[Records with drawing code]
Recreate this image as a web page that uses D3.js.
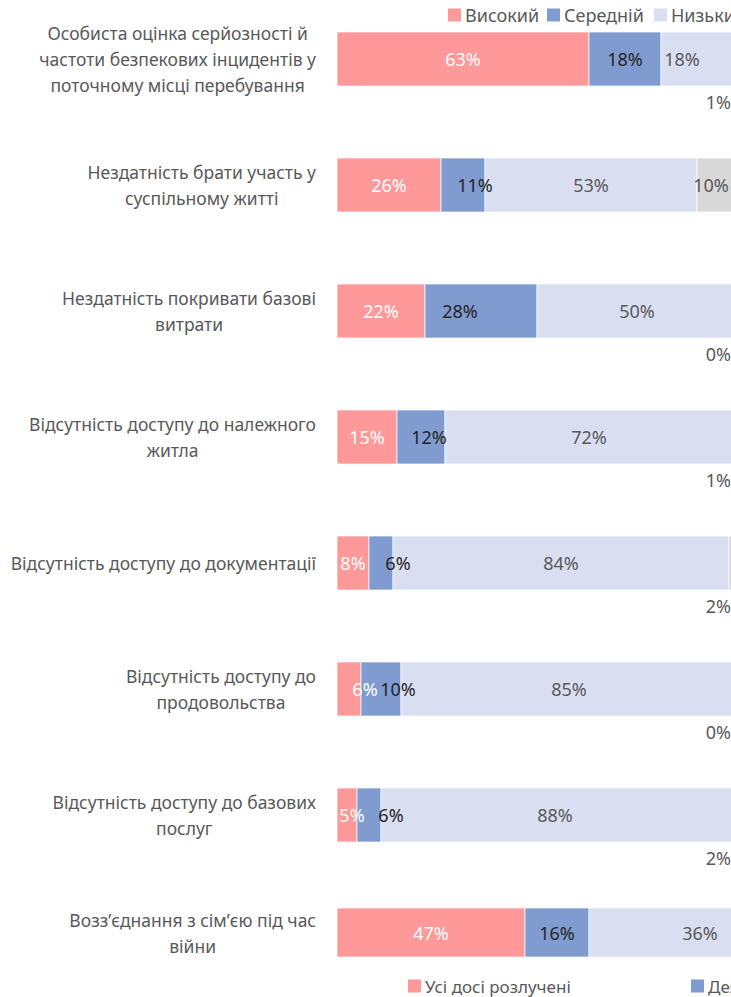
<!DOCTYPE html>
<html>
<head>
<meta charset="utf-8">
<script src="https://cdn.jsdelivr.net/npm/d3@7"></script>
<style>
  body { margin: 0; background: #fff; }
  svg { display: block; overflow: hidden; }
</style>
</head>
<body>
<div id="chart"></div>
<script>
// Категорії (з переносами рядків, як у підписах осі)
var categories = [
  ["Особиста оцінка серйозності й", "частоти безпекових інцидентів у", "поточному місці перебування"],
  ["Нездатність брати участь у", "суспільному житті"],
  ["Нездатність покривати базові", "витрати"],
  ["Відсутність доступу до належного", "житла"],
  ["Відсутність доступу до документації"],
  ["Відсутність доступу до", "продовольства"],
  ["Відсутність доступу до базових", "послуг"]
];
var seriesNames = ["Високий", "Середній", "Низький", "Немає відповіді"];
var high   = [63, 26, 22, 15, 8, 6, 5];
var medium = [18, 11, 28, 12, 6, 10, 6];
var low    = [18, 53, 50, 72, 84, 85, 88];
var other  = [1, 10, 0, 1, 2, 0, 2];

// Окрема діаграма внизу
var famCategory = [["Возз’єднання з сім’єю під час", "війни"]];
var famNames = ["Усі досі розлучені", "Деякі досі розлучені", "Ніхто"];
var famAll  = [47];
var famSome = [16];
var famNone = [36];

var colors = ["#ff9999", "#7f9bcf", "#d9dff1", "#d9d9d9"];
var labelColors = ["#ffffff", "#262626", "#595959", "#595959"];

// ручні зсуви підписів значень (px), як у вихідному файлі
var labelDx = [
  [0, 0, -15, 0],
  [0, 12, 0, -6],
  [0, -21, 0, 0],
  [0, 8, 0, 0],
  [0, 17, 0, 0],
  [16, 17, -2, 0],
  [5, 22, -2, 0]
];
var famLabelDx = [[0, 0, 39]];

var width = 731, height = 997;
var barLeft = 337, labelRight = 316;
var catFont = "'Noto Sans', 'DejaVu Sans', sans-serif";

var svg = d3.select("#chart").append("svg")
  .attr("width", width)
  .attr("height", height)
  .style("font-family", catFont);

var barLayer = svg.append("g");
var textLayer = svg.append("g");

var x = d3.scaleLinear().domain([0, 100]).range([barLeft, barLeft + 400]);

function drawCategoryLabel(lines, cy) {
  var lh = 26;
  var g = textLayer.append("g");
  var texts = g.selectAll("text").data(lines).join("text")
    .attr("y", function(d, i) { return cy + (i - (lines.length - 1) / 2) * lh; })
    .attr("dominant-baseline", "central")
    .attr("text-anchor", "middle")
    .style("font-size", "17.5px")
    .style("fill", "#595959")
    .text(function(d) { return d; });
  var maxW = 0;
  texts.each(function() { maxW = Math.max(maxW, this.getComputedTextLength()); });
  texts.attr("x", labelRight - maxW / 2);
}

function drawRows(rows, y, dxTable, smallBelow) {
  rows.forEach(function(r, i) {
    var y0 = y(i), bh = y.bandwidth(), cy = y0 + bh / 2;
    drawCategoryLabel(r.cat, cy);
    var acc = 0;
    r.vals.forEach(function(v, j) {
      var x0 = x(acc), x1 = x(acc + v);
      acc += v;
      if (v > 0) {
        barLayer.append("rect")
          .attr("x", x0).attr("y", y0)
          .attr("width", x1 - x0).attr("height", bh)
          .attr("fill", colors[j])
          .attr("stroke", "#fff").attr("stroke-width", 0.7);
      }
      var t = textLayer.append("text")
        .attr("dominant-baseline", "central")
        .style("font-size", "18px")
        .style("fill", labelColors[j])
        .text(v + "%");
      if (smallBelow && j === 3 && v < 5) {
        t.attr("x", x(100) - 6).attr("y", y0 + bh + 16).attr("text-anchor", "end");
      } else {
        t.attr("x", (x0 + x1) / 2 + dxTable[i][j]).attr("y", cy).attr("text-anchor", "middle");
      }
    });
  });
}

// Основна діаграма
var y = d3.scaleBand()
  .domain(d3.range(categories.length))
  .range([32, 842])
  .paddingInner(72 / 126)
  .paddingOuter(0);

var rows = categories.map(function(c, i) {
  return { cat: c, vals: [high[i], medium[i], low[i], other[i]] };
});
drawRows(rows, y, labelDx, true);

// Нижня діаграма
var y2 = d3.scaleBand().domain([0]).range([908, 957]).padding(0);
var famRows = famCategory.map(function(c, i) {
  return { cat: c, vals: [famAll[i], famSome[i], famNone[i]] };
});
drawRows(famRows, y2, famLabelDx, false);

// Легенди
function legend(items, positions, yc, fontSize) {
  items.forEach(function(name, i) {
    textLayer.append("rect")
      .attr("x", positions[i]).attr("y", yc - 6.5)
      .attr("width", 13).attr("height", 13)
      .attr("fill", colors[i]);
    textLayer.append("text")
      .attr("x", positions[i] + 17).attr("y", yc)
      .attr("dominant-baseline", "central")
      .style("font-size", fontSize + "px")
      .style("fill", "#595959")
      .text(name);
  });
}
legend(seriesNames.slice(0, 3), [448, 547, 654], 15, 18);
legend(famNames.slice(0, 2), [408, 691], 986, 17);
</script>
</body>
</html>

...

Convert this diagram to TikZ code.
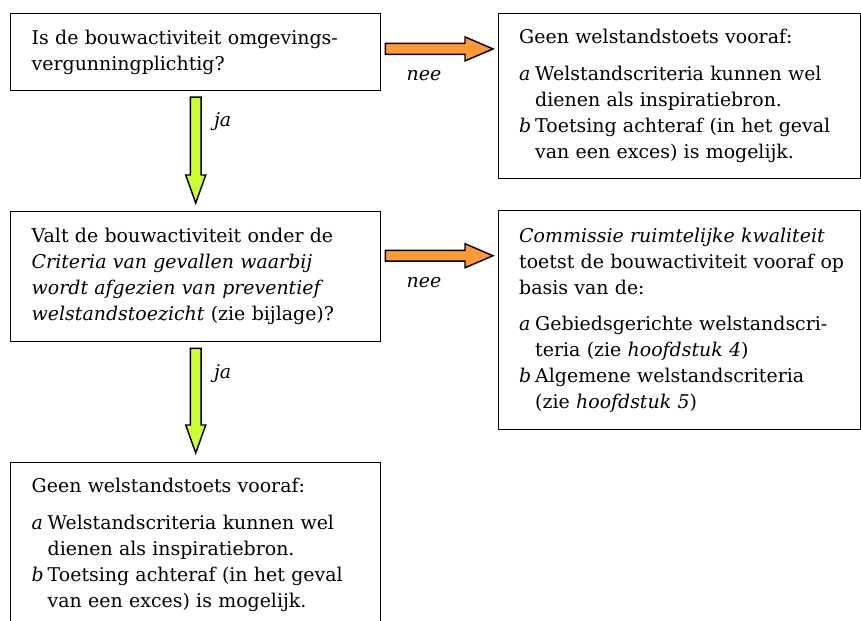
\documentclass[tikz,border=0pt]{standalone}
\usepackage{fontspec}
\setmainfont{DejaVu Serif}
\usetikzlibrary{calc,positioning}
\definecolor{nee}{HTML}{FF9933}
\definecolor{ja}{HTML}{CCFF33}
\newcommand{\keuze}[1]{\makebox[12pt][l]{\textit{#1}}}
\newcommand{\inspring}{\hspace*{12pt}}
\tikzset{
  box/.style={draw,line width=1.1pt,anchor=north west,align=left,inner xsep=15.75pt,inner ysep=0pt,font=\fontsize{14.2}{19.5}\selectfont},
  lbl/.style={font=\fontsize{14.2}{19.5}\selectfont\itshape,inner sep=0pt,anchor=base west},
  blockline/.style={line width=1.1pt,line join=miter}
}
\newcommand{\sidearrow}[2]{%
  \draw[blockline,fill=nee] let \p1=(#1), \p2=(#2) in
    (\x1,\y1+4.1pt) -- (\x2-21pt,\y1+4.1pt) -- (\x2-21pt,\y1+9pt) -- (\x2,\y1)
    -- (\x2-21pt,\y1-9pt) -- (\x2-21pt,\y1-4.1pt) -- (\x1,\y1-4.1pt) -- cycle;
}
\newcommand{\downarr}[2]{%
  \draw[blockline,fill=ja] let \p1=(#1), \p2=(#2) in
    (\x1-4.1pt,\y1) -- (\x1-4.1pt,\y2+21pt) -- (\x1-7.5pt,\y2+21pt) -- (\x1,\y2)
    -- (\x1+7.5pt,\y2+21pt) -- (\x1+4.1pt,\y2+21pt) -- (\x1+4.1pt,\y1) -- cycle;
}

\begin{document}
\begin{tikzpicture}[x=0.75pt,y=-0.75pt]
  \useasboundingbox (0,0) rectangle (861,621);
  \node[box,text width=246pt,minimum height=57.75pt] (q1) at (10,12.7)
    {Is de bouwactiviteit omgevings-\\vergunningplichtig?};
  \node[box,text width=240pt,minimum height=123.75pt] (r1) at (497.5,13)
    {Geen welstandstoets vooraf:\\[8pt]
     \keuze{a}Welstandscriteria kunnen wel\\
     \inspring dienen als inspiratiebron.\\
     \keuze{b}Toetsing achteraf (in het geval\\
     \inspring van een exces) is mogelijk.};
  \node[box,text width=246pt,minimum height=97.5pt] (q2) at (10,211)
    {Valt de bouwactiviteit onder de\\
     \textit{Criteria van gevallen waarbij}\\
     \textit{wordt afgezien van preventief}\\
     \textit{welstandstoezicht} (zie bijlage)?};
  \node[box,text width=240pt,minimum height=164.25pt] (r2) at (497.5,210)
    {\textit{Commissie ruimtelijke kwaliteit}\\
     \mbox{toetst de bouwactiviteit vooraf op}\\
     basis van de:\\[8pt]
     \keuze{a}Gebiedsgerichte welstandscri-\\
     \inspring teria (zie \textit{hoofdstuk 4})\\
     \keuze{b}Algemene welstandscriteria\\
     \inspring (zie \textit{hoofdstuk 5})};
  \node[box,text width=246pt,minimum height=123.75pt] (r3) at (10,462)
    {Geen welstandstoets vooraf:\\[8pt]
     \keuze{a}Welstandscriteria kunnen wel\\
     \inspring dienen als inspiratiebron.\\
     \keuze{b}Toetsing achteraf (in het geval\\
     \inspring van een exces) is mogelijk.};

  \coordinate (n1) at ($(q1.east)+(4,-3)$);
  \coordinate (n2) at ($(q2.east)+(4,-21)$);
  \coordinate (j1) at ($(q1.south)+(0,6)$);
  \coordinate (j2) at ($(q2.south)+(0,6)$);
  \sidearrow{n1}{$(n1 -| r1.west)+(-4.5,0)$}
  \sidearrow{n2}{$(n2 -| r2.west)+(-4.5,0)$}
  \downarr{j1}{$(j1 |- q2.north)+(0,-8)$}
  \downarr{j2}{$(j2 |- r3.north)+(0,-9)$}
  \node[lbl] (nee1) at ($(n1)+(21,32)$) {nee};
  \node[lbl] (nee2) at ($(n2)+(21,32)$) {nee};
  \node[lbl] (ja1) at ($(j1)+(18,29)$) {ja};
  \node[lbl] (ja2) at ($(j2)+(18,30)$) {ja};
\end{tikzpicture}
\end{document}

WHAT IS EXPECTED
Search the listing for the string "this". Copy each line where it turns up.

EXERCISE RESPONSE
Recreate this image as a web page that uses D3.js.
  texts.each(function() { maxW = Math.max(maxW, this.getComputedTextLength()); });
Convert this diagram to TikZ code.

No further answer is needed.